Preachers do not preach on holiness much these days. Many Christians forfeit the beauty of holiness when we shun the very conversation of holiness. As soon as the preacher says the word “holiness,” some of us turn a deaf ear and blame her or him of the “l” word—legalism. As a result, many preachers offer polemics against “being religious.” They say something like, “God doesn’t want us to be ‘religious;’ we need ‘relationship.” Christian television has made the language of “Kingdom living” popular. Still there are others who use the following language: “We need to live ‘godly,’” “Let’s get crunk for Christ” or, “We need to be on fire for Christ,” avoiding the language of “holiness.” The assumption is that the language of “religion,” or “holiness” is loaded; thus, using the language in sermons is more off-putting than inviting in the ears of the congregation, particularly any people who are not Christians yet. There is often a desire in contemporary preaching to mingle contemporary jargon and ideology with preaching.
Perhaps, the purpose for alternative, popular language serves as mechanism to make the gospel seem “cool.” On the one hand, I do agree that cultural translation is important to effectively communicate the message of Jesus Christ. Language is key to translating the message of Christ. On the other hand, the message and life of Christ requires that preaching maintain commitment to a message that emphasizes the absolute difference between holiness and unholiness. So then, making the gospel practical and relevant to people of all walks of life, multiple vernaculars, and in changing times is essential for translating the gospel message with relevance.

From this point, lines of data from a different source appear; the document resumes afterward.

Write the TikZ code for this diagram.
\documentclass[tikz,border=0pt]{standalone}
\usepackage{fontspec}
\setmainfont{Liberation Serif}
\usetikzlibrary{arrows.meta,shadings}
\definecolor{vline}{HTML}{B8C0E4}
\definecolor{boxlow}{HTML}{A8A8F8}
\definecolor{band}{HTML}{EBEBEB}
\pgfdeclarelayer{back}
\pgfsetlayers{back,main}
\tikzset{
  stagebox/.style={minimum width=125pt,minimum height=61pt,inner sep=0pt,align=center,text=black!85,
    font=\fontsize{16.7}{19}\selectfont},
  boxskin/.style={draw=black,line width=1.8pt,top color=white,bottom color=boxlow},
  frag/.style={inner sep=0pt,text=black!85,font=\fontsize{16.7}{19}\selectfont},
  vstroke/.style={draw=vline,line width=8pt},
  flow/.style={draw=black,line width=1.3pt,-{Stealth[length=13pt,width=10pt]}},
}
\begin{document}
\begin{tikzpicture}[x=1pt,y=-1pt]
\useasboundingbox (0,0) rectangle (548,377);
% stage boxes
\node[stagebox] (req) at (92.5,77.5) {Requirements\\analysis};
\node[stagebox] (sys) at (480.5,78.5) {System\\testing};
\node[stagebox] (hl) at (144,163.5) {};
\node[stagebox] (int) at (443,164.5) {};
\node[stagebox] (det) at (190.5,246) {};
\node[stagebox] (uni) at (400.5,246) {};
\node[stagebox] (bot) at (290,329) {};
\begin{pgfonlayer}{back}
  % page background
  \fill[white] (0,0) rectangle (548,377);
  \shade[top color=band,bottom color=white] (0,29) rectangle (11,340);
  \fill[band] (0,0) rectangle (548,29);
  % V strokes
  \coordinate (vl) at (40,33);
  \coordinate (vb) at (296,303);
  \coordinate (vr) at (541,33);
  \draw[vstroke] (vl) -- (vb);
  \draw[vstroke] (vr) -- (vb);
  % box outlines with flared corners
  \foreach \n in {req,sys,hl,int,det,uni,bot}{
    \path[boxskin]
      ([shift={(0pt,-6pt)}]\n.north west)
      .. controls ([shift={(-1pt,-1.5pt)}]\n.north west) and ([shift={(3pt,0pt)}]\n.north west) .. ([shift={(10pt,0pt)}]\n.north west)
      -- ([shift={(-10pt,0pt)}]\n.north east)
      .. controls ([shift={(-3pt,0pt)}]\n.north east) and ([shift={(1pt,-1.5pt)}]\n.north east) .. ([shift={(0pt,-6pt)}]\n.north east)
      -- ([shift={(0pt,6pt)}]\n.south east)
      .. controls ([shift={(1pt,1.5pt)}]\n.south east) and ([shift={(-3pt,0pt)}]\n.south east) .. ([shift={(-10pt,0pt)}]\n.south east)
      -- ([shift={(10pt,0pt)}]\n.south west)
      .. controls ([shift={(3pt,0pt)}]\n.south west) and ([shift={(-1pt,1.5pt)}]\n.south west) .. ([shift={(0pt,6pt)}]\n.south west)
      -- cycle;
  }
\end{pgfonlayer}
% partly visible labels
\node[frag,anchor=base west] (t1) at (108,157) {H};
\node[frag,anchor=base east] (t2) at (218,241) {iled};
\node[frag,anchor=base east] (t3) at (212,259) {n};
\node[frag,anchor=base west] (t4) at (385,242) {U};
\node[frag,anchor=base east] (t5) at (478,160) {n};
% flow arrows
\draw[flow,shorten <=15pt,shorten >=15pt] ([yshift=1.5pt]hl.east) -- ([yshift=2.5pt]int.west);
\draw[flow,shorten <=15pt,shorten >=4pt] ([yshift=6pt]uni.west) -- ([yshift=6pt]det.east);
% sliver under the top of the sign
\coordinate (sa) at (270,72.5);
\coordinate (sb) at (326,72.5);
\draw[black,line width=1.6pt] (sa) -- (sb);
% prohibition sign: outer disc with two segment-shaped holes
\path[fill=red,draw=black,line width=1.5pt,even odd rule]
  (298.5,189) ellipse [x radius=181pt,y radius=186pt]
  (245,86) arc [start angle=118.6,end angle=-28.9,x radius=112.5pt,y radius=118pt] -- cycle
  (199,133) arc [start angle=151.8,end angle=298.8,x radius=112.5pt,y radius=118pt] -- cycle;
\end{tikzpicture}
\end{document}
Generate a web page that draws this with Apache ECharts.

There is a thin line, however, between drawing from cultural signs, symbols, patterns and languages to communicate a more profound message from a biblical worldview and drawing from the worldview of society and applying those worldviews onto biblical concepts. When found guilty of the latter, one risks improper ideological syncretism. It is important, moreover, to note that biblical holiness has internal norms by which it transforms people from living out worldviews and systems of beliefs, which are contrary to those internal norms. So, while we use relevant vernacular, contemporary signs, symbols, patters, and other tools to communicate God’ Word, we must remain in tune with the enduring nature of God’s character — holiness to which all believers are called.
The founder of the Methodist churches, John Wesley, once said, “True religion consists in the living relationship of God.” As I have suggested in other posts, preaching should not seek to bifurcate “religion and relationship.” Rather, preaching must propagate what Wesley calls “true religion,” which includes binding one’s self to biblical teachings, consisting of a vibrant relationship with God. Let the Church cry, “Holy!”
. Stanley Hauerwas and William H. Willimon, Resident Aliens: Life in the Christian Colony (Nashville: Abingdon Press, 1989), 17, 18.